# Data lines
::::::::

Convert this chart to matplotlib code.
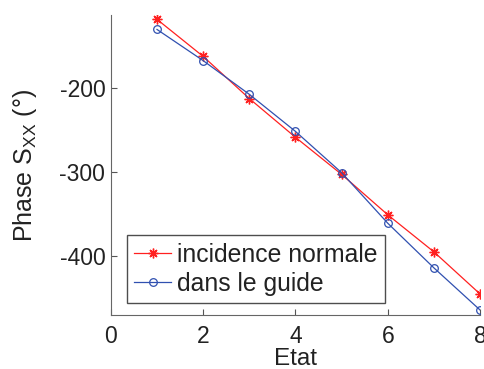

::::::::

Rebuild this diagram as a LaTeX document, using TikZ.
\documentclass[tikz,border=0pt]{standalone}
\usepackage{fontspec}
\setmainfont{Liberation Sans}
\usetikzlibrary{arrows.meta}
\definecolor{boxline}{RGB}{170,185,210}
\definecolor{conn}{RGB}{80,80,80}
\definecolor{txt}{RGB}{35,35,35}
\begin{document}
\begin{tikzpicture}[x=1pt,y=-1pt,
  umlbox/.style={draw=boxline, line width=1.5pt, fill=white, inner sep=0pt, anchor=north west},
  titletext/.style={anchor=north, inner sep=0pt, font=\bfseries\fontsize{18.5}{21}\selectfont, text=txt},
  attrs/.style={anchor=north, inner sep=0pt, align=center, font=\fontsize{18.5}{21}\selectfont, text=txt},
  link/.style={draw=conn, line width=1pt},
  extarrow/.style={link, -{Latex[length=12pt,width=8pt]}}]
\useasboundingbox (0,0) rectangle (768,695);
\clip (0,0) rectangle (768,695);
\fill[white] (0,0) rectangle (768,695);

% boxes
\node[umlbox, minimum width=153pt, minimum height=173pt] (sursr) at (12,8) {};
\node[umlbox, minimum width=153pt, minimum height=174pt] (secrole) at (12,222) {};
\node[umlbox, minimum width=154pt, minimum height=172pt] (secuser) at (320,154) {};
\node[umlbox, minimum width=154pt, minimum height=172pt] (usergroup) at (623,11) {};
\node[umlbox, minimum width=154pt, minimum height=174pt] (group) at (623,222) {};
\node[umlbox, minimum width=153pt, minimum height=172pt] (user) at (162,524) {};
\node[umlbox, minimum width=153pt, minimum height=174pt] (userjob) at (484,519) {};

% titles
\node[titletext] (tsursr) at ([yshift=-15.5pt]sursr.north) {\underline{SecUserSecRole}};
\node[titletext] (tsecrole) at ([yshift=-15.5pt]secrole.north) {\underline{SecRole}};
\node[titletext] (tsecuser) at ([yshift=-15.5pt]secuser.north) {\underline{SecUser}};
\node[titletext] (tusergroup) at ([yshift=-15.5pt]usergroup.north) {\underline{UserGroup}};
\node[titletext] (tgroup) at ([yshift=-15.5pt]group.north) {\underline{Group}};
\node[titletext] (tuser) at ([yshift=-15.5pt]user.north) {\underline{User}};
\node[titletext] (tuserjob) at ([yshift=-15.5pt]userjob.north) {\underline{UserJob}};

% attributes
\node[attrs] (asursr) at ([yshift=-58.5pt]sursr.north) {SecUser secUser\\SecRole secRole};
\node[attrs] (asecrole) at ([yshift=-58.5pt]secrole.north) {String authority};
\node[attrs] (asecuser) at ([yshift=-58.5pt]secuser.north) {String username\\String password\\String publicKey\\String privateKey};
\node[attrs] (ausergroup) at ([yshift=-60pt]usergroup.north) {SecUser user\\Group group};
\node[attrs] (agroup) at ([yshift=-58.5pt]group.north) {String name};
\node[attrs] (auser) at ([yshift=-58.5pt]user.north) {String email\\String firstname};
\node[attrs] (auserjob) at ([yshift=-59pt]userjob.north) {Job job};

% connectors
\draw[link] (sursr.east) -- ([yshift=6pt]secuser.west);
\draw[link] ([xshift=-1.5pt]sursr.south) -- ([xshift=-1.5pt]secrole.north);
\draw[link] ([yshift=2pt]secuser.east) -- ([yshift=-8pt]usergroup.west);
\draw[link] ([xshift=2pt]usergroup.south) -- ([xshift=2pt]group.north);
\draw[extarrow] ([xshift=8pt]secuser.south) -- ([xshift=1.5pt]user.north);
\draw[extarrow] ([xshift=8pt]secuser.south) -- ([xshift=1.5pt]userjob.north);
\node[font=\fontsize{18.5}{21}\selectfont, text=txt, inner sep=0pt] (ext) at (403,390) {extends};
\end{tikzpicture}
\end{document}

::::::::

# Direction
Only a number is wanted: how many lines of the material include the word "this".

# Answer for the task
2